-- Given material --
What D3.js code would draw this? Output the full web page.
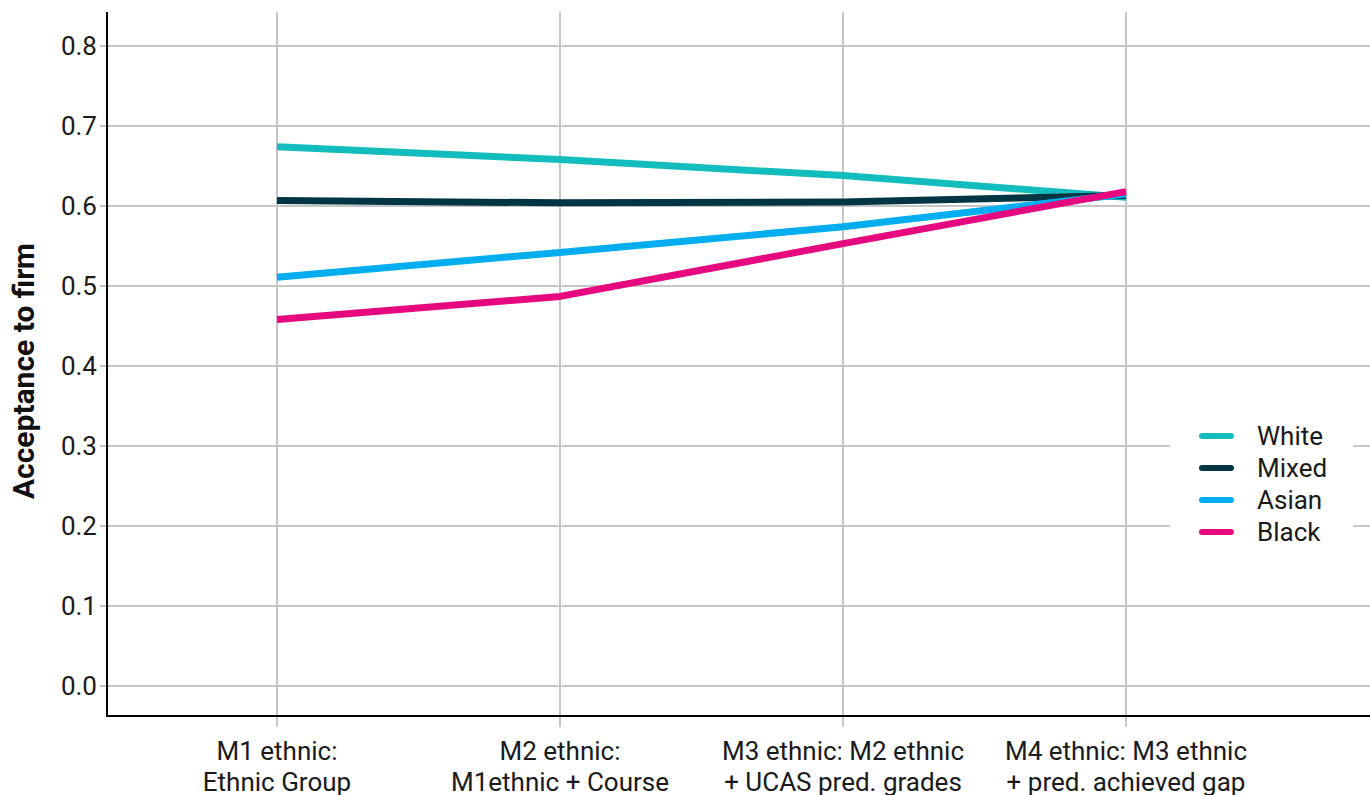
<!DOCTYPE html>
<html lang="en">
<head>
  <meta charset="UTF-8">
  <title>Acceptance to firm by ethnic group</title>
  <style>
    body { margin: 0; background: #fff; }
    svg { display: block; font-family: Roboto, sans-serif; }
    .tick-label { font-size: 26px; fill: #1a1a1a; }
    .legend text { font-size: 26px; fill: #1a1a1a; }
  </style>
</head>
<body>
  <svg id="chart" width="1370" height="795"></svg>
  <script src="https://d3js.org/d3.v7.min.js"></script>
  <script>
    const models = [
      ['M1 ethnic:', 'Ethnic Group'],
      ['M2 ethnic:', 'M1ethnic + Course'],
      ['M3 ethnic: M2 ethnic', '+ UCAS pred. grades'],
      ['M4 ethnic: M3 ethnic', '+ pred. achieved gap']
    ]
    const groups = ['White', 'Mixed', 'Asian', 'Black']
    const colors = ['#13bdbd', '#023544', '#00aeef', '#e6087f']
    const white = [0.674, 0.658, 0.638, 0.611]
    const mixed = [0.607, 0.604, 0.605, 0.613]
    const asian = [0.511, 0.542, 0.574, 0.615]
    const black = [0.458, 0.487, 0.553, 0.618]
    const yTicks = [0, 0.1, 0.2, 0.3, 0.4, 0.5, 0.6, 0.7, 0.8]

    const seriesValues = [white, mixed, asian, black]

    const svg = d3.select('#chart')
    const plotLeft = 107, plotRight = 1370, plotTop = 12, plotBottom = 716

    const x = d3.scalePoint()
      .domain(d3.range(models.length))
      .range([277, 1126])

    const y = d3.scaleLinear()
      .domain([0, 0.8])
      .range([686, 46])

    // grid
    svg.append('g').selectAll('line')
      .data(yTicks)
      .join('line')
      .attr('x1', plotLeft - 7).attr('x2', plotRight)
      .attr('y1', d => y(d)).attr('y2', d => y(d))
      .attr('stroke', '#c6c6c6').attr('stroke-width', 2)

    svg.append('g').selectAll('line')
      .data(d3.range(models.length))
      .join('line')
      .attr('x1', d => x(d)).attr('x2', d => x(d))
      .attr('y1', plotTop).attr('y2', plotBottom + 11)
      .attr('stroke', '#c6c6c6').attr('stroke-width', 2)

    // axes lines
    svg.append('line')
      .attr('x1', plotLeft).attr('x2', plotLeft).attr('y1', plotTop).attr('y2', plotBottom + 1)
      .attr('stroke', '#000').attr('stroke-width', 2)
    svg.append('line')
      .attr('x1', plotLeft - 1).attr('x2', plotRight).attr('y1', plotBottom).attr('y2', plotBottom)
      .attr('stroke', '#000').attr('stroke-width', 2)

    // y tick labels
    svg.append('g').selectAll('text')
      .data(yTicks)
      .join('text')
      .attr('class', 'tick-label')
      .attr('x', plotLeft - 10)
      .attr('y', d => y(d))
      .attr('dy', '0.35em')
      .attr('text-anchor', 'end')
      .text(d => d3.format('.1f')(d))

    // x tick labels
    const xl = svg.append('g').selectAll('text')
      .data(models)
      .join('text')
      .attr('class', 'tick-label')
      .attr('text-anchor', 'middle')
      .attr('x', (d, i) => x(i))
      .attr('y', 760)
    xl.selectAll('tspan')
      .data(d => d)
      .join('tspan')
      .attr('x', function () { return this.parentNode.getAttribute('x') })
      .attr('dy', (d, i) => i === 0 ? 0 : 31)
      .text(d => d)

    // y title
    svg.append('text')
      .attr('transform', 'translate(34, 371) rotate(-90)')
      .attr('text-anchor', 'middle')
      .attr('font-size', 30)
      .attr('font-weight', 'bold')
      .attr('fill', '#111')
      .text('Acceptance to firm')

    // lines
    const line = d3.line()
      .x((d, i) => x(i))
      .y(d => y(d))

    svg.append('g').selectAll('path')
      .data(seriesValues)
      .join('path')
      .attr('d', d => line(d))
      .attr('fill', 'none')
      .attr('stroke', (d, i) => colors[i])
      .attr('stroke-width', 7)
      .attr('stroke-linejoin', 'round')

    // legend
    const legend = svg.append('g').attr('class', 'legend')
    legend.append('rect')
      .attr('x', 1170).attr('y', 415).attr('width', 183).attr('height', 140)
      .attr('fill', '#fff')
    const item = legend.selectAll('g.item')
      .data(groups)
      .join('g')
      .attr('class', 'item')
      .attr('transform', (d, i) => `translate(0, ${436 + i * 32})`)
    item.append('line')
      .attr('x1', 1202).attr('x2', 1231)
      .attr('stroke', (d, i) => colors[i])
      .attr('stroke-width', 6)
      .attr('stroke-linecap', 'round')
    item.append('text')
      .attr('x', 1257)
      .attr('dy', '0.35em')
      .text(d => d)
  </script>
</body>
</html>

-- Required task --
Pictures excluded, quote all the data above exactly.

-- Task result --
What D3.js code would draw this? Output the full web page.
<!DOCTYPE html>
<html lang="en">
<head>
  <meta charset="UTF-8">
  <title>Acceptance to firm by ethnic group</title>
  <style>
    body { margin: 0; background: #fff; }
    svg { display: block; font-family: Roboto, sans-serif; }
    .tick-label { font-size: 26px; fill: #1a1a1a; }
    .legend text { font-size: 26px; fill: #1a1a1a; }
  </style>
</head>
<body>
  <svg id="chart" width="1370" height="795"></svg>
  <script src="https://d3js.org/d3.v7.min.js"></script>
  <script>
    const models = [
      ['M1 ethnic:', 'Ethnic Group'],
      ['M2 ethnic:', 'M1ethnic + Course'],
      ['M3 ethnic: M2 ethnic', '+ UCAS pred. grades'],
      ['M4 ethnic: M3 ethnic', '+ pred. achieved gap']
    ]
    const groups = ['White', 'Mixed', 'Asian', 'Black']
    const colors = ['#13bdbd', '#023544', '#00aeef', '#e6087f']
    const white = [0.674, 0.658, 0.638, 0.611]
    const mixed = [0.607, 0.604, 0.605, 0.613]
    const asian = [0.511, 0.542, 0.574, 0.615]
    const black = [0.458, 0.487, 0.553, 0.618]
    const yTicks = [0, 0.1, 0.2, 0.3, 0.4, 0.5, 0.6, 0.7, 0.8]

    const seriesValues = [white, mixed, asian, black]

    const svg = d3.select('#chart')
    const plotLeft = 107, plotRight = 1370, plotTop = 12, plotBottom = 716

    const x = d3.scalePoint()
      .domain(d3.range(models.length))
      .range([277, 1126])

    const y = d3.scaleLinear()
      .domain([0, 0.8])
      .range([686, 46])

    // grid
    svg.append('g').selectAll('line')
      .data(yTicks)
      .join('line')
      .attr('x1', plotLeft - 7).attr('x2', plotRight)
      .attr('y1', d => y(d)).attr('y2', d => y(d))
      .attr('stroke', '#c6c6c6').attr('stroke-width', 2)

    svg.append('g').selectAll('line')
      .data(d3.range(models.length))
      .join('line')
      .attr('x1', d => x(d)).attr('x2', d => x(d))
      .attr('y1', plotTop).attr('y2', plotBottom + 11)
      .attr('stroke', '#c6c6c6').attr('stroke-width', 2)

    // axes lines
    svg.append('line')
      .attr('x1', plotLeft).attr('x2', plotLeft).attr('y1', plotTop).attr('y2', plotBottom + 1)
      .attr('stroke', '#000').attr('stroke-width', 2)
    svg.append('line')
      .attr('x1', plotLeft - 1).attr('x2', plotRight).attr('y1', plotBottom).attr('y2', plotBottom)
      .attr('stroke', '#000').attr('stroke-width', 2)

    // y tick labels
    svg.append('g').selectAll('text')
      .data(yTicks)
      .join('text')
      .attr('class', 'tick-label')
      .attr('x', plotLeft - 10)
      .attr('y', d => y(d))
      .attr('dy', '0.35em')
      .attr('text-anchor', 'end')
      .text(d => d3.format('.1f')(d))

    // x tick labels
    const xl = svg.append('g').selectAll('text')
      .data(models)
      .join('text')
      .attr('class', 'tick-label')
      .attr('text-anchor', 'middle')
      .attr('x', (d, i) => x(i))
      .attr('y', 760)
    xl.selectAll('tspan')
      .data(d => d)
      .join('tspan')
      .attr('x', function () { return this.parentNode.getAttribute('x') })
      .attr('dy', (d, i) => i === 0 ? 0 : 31)
      .text(d => d)

    // y title
    svg.append('text')
      .attr('transform', 'translate(34, 371) rotate(-90)')
      .attr('text-anchor', 'middle')
      .attr('font-size', 30)
      .attr('font-weight', 'bold')
      .attr('fill', '#111')
      .text('Acceptance to firm')

    // lines
    const line = d3.line()
      .x((d, i) => x(i))
      .y(d => y(d))

    svg.append('g').selectAll('path')
      .data(seriesValues)
      .join('path')
      .attr('d', d => line(d))
      .attr('fill', 'none')
      .attr('stroke', (d, i) => colors[i])
      .attr('stroke-width', 7)
      .attr('stroke-linejoin', 'round')

    // legend
    const legend = svg.append('g').attr('class', 'legend')
    legend.append('rect')
      .attr('x', 1170).attr('y', 415).attr('width', 183).attr('height', 140)
      .attr('fill', '#fff')
    const item = legend.selectAll('g.item')
      .data(groups)
      .join('g')
      .attr('class', 'item')
      .attr('transform', (d, i) => `translate(0, ${436 + i * 32})`)
    item.append('line')
      .attr('x1', 1202).attr('x2', 1231)
      .attr('stroke', (d, i) => colors[i])
      .attr('stroke-width', 6)
      .attr('stroke-linecap', 'round')
    item.append('text')
      .attr('x', 1257)
      .attr('dy', '0.35em')
      .text(d => d)
  </script>
</body>
</html>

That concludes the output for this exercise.